── Data lines

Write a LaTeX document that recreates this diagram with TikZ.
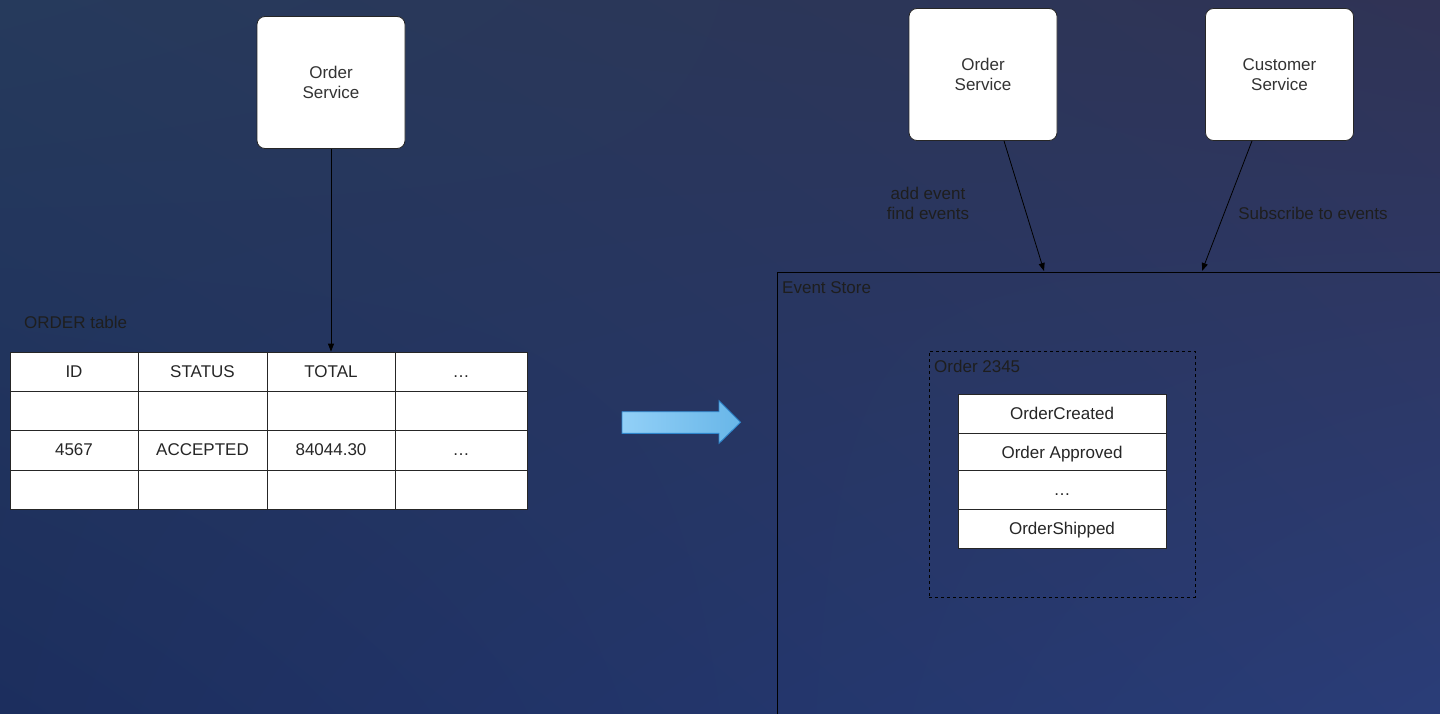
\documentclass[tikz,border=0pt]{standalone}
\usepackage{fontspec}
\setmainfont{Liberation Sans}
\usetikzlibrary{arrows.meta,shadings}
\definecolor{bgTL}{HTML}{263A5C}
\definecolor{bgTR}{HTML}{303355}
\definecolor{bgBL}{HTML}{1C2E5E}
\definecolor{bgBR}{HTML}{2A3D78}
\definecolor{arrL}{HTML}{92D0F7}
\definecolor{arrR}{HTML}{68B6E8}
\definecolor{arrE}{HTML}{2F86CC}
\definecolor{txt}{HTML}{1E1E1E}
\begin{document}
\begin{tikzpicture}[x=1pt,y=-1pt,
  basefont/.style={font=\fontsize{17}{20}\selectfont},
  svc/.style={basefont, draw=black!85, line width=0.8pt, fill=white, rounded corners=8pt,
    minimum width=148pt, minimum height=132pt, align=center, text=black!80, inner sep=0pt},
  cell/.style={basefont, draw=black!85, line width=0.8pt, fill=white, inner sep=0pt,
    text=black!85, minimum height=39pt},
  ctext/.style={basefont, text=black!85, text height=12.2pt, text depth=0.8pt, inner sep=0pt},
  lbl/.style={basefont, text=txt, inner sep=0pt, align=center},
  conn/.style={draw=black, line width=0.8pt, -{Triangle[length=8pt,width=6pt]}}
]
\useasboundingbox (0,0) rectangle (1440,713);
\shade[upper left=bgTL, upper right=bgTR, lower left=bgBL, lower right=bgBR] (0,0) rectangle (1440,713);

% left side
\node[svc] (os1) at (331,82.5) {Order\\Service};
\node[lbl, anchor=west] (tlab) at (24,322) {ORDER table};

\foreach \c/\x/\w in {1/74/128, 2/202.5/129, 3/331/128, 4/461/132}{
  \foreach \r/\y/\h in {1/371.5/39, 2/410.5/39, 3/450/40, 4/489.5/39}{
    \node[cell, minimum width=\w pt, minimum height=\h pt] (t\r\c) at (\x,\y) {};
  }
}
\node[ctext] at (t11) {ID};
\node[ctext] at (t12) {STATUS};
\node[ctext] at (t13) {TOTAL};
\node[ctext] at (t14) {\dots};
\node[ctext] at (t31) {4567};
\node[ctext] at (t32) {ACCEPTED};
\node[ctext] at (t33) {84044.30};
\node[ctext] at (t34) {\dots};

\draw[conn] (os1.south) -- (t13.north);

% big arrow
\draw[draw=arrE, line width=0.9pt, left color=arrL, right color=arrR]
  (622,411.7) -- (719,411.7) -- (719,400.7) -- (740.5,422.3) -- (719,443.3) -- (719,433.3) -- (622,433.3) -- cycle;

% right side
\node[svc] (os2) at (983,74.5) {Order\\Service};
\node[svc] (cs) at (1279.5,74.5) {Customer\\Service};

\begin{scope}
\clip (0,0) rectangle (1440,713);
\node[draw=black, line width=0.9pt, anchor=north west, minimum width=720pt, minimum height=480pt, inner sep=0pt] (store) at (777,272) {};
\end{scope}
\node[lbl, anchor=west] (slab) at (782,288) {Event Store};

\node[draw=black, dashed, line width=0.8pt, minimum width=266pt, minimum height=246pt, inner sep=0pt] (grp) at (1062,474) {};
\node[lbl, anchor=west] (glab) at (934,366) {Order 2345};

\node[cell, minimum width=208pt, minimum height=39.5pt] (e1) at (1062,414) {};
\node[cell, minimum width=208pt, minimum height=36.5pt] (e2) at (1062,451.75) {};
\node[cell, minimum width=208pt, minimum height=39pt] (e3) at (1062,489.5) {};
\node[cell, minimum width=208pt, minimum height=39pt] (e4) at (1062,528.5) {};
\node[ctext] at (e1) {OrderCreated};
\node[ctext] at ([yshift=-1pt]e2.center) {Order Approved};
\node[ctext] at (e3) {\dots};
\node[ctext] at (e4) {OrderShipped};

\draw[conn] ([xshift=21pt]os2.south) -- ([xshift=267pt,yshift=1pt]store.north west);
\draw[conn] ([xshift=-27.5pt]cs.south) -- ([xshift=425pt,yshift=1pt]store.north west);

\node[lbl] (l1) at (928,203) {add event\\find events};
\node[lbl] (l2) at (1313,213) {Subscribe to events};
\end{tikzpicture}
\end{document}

────

» Requirement
Write out the listing above again, exactly, but with no pictures in the copy.

» Solution to the exercise
Write a LaTeX document that recreates this diagram with TikZ.
\documentclass[tikz,border=0pt]{standalone}
\usepackage{fontspec}
\setmainfont{Liberation Sans}
\usetikzlibrary{arrows.meta,shadings}
\definecolor{bgTL}{HTML}{263A5C}
\definecolor{bgTR}{HTML}{303355}
\definecolor{bgBL}{HTML}{1C2E5E}
\definecolor{bgBR}{HTML}{2A3D78}
\definecolor{arrL}{HTML}{92D0F7}
\definecolor{arrR}{HTML}{68B6E8}
\definecolor{arrE}{HTML}{2F86CC}
\definecolor{txt}{HTML}{1E1E1E}
\begin{document}
\begin{tikzpicture}[x=1pt,y=-1pt,
  basefont/.style={font=\fontsize{17}{20}\selectfont},
  svc/.style={basefont, draw=black!85, line width=0.8pt, fill=white, rounded corners=8pt,
    minimum width=148pt, minimum height=132pt, align=center, text=black!80, inner sep=0pt},
  cell/.style={basefont, draw=black!85, line width=0.8pt, fill=white, inner sep=0pt,
    text=black!85, minimum height=39pt},
  ctext/.style={basefont, text=black!85, text height=12.2pt, text depth=0.8pt, inner sep=0pt},
  lbl/.style={basefont, text=txt, inner sep=0pt, align=center},
  conn/.style={draw=black, line width=0.8pt, -{Triangle[length=8pt,width=6pt]}}
]
\useasboundingbox (0,0) rectangle (1440,713);
\shade[upper left=bgTL, upper right=bgTR, lower left=bgBL, lower right=bgBR] (0,0) rectangle (1440,713);

% left side
\node[svc] (os1) at (331,82.5) {Order\\Service};
\node[lbl, anchor=west] (tlab) at (24,322) {ORDER table};

\foreach \c/\x/\w in {1/74/128, 2/202.5/129, 3/331/128, 4/461/132}{
  \foreach \r/\y/\h in {1/371.5/39, 2/410.5/39, 3/450/40, 4/489.5/39}{
    \node[cell, minimum width=\w pt, minimum height=\h pt] (t\r\c) at (\x,\y) {};
  }
}
\node[ctext] at (t11) {ID};
\node[ctext] at (t12) {STATUS};
\node[ctext] at (t13) {TOTAL};
\node[ctext] at (t14) {\dots};
\node[ctext] at (t31) {4567};
\node[ctext] at (t32) {ACCEPTED};
\node[ctext] at (t33) {84044.30};
\node[ctext] at (t34) {\dots};

\draw[conn] (os1.south) -- (t13.north);

% big arrow
\draw[draw=arrE, line width=0.9pt, left color=arrL, right color=arrR]
  (622,411.7) -- (719,411.7) -- (719,400.7) -- (740.5,422.3) -- (719,443.3) -- (719,433.3) -- (622,433.3) -- cycle;

% right side
\node[svc] (os2) at (983,74.5) {Order\\Service};
\node[svc] (cs) at (1279.5,74.5) {Customer\\Service};

\begin{scope}
\clip (0,0) rectangle (1440,713);
\node[draw=black, line width=0.9pt, anchor=north west, minimum width=720pt, minimum height=480pt, inner sep=0pt] (store) at (777,272) {};
\end{scope}
\node[lbl, anchor=west] (slab) at (782,288) {Event Store};

\node[draw=black, dashed, line width=0.8pt, minimum width=266pt, minimum height=246pt, inner sep=0pt] (grp) at (1062,474) {};
\node[lbl, anchor=west] (glab) at (934,366) {Order 2345};

\node[cell, minimum width=208pt, minimum height=39.5pt] (e1) at (1062,414) {};
\node[cell, minimum width=208pt, minimum height=36.5pt] (e2) at (1062,451.75) {};
\node[cell, minimum width=208pt, minimum height=39pt] (e3) at (1062,489.5) {};
\node[cell, minimum width=208pt, minimum height=39pt] (e4) at (1062,528.5) {};
\node[ctext] at (e1) {OrderCreated};
\node[ctext] at ([yshift=-1pt]e2.center) {Order Approved};
\node[ctext] at (e3) {\dots};
\node[ctext] at (e4) {OrderShipped};

\draw[conn] ([xshift=21pt]os2.south) -- ([xshift=267pt,yshift=1pt]store.north west);
\draw[conn] ([xshift=-27.5pt]cs.south) -- ([xshift=425pt,yshift=1pt]store.north west);

\node[lbl] (l1) at (928,203) {add event\\find events};
\node[lbl] (l2) at (1313,213) {Subscribe to events};
\end{tikzpicture}
\end{document}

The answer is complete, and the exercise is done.